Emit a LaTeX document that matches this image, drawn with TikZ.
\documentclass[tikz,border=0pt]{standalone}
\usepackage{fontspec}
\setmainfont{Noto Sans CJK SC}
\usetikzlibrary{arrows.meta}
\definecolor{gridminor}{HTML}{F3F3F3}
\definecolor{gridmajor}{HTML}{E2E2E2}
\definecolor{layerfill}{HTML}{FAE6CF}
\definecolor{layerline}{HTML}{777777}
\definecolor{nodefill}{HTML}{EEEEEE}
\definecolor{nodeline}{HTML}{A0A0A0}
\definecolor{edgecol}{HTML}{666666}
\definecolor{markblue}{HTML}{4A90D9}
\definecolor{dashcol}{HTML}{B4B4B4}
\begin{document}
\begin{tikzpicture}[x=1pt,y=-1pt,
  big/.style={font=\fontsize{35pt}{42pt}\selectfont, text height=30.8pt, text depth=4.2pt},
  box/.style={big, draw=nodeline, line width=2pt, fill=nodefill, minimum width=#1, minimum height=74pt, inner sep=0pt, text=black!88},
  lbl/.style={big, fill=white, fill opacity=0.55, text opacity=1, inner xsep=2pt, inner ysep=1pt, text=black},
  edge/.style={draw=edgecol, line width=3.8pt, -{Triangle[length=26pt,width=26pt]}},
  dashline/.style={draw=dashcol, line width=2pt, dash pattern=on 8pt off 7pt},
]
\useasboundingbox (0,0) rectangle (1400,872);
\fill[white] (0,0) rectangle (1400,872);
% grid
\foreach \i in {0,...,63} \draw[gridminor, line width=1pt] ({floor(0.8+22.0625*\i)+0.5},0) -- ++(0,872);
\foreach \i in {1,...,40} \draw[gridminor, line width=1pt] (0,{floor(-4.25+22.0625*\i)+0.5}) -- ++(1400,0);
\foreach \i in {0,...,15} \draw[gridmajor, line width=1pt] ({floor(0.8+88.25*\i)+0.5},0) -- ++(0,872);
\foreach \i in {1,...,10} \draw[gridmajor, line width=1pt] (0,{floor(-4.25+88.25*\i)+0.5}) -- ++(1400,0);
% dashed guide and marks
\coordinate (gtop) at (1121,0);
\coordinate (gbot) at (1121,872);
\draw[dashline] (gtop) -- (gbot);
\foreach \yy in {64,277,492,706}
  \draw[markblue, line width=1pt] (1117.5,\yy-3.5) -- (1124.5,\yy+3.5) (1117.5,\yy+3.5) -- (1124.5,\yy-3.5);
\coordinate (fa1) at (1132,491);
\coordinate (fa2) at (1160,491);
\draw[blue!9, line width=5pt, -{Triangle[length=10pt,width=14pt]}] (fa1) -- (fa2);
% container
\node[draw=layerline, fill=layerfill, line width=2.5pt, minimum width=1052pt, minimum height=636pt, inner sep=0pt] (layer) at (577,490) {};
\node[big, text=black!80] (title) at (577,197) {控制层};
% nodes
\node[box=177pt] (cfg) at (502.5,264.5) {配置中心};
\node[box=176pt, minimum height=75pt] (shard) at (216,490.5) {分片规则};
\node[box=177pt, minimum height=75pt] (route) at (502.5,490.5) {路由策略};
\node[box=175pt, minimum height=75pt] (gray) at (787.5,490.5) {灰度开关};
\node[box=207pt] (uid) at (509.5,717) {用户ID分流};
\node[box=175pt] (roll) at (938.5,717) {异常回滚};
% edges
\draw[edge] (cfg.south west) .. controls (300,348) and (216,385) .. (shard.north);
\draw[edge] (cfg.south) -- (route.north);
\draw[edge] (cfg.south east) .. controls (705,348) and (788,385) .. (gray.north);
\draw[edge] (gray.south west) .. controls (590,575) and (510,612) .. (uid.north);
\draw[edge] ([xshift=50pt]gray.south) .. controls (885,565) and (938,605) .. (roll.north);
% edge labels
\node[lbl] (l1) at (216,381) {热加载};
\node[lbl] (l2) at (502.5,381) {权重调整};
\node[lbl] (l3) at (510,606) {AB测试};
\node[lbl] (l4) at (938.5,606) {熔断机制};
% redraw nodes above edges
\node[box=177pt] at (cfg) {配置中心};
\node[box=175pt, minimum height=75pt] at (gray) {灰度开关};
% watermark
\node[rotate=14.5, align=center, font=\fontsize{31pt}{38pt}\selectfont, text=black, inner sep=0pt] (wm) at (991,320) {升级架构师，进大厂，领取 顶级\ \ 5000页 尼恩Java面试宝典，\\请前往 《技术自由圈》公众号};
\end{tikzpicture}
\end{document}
...
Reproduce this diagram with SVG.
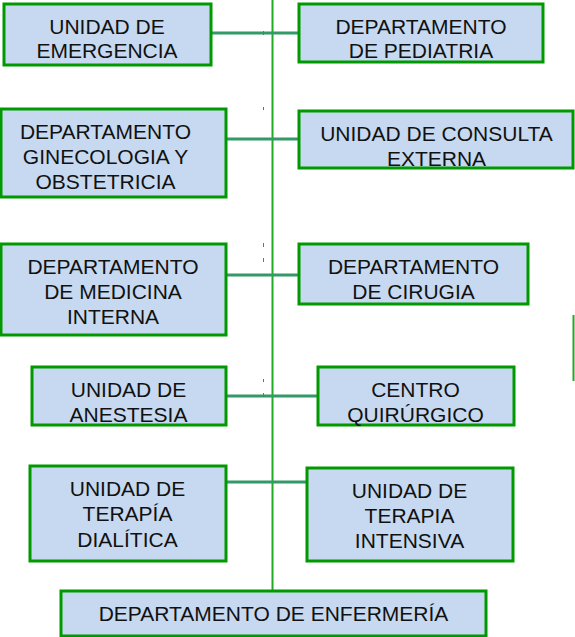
---
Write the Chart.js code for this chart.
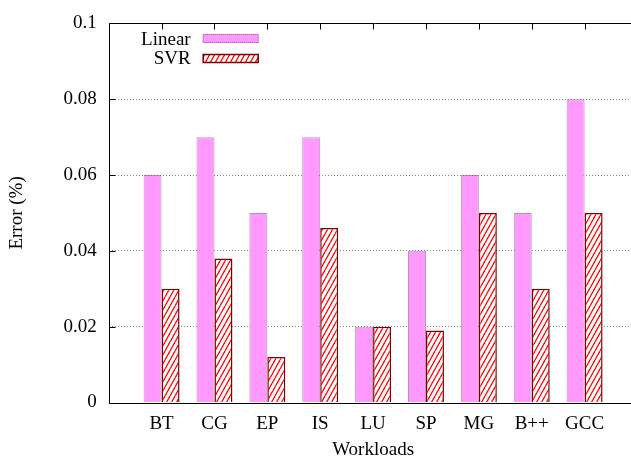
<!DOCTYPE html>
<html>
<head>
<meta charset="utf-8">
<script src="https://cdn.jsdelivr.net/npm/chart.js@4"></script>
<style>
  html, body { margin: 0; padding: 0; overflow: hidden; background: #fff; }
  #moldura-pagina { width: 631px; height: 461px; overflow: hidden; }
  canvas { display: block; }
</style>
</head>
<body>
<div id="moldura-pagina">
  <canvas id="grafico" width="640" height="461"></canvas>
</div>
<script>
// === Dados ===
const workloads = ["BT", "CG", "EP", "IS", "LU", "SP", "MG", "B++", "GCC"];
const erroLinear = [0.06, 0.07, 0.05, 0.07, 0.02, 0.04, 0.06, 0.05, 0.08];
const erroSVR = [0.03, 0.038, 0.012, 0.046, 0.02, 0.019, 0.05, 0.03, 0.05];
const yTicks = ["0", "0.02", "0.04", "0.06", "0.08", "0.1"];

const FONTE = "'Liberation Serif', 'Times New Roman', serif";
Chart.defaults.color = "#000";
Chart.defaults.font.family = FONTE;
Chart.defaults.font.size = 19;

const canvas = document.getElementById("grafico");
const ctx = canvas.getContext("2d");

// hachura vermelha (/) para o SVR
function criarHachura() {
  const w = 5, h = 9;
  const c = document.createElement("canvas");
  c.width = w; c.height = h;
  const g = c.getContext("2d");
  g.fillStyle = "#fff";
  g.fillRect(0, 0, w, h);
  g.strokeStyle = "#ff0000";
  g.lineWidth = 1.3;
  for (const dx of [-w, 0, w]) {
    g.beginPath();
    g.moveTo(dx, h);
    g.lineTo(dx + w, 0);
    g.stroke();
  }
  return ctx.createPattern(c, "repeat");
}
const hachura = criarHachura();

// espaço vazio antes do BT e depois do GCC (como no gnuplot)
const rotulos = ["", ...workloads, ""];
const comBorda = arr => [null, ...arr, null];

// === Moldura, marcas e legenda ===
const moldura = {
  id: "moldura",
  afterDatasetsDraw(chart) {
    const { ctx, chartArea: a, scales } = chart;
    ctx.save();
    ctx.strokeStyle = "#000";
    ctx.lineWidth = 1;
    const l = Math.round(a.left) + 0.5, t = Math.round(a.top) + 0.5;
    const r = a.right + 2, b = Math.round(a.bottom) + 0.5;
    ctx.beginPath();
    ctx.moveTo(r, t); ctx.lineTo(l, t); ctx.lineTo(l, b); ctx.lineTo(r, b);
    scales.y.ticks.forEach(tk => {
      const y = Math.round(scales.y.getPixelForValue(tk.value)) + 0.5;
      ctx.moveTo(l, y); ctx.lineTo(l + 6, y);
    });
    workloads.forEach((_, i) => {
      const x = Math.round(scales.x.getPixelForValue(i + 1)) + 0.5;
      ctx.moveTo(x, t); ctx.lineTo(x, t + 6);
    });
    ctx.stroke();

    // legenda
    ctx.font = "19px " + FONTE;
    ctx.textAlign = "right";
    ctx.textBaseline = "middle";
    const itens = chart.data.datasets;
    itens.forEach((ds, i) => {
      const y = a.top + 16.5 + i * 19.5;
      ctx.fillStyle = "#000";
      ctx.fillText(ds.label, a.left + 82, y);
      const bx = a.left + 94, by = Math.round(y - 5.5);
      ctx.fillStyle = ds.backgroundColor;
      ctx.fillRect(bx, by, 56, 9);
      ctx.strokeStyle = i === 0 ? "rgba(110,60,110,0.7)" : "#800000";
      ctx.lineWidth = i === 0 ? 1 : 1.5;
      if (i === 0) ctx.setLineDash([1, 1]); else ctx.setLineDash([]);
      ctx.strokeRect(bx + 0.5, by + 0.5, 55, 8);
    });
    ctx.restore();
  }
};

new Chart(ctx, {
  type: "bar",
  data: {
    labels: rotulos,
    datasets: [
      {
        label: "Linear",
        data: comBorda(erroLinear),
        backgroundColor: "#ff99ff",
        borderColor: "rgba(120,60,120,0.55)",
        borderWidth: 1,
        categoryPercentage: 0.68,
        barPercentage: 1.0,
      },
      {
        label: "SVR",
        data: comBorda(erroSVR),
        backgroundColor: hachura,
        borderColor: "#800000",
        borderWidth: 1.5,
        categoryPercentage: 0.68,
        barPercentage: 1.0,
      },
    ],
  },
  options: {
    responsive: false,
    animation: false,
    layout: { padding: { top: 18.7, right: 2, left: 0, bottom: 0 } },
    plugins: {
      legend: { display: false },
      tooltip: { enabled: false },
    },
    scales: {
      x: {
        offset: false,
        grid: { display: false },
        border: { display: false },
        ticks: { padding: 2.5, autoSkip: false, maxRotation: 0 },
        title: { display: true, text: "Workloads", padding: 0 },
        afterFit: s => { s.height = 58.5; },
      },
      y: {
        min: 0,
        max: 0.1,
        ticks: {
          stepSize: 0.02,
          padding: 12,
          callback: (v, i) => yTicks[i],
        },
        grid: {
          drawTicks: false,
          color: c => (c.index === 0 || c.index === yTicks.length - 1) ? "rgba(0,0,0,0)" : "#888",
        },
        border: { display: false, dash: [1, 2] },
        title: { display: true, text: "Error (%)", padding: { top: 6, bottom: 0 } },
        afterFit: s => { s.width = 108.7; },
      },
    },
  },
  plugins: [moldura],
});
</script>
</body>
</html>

• _Problem to work on_
Extract each line holding the word "this" from the records.

• _Written reply_
Emit a LaTeX document that matches this image, drawn with TikZ.
Reproduce this diagram with SVG.
Write the Chart.js code for this chart.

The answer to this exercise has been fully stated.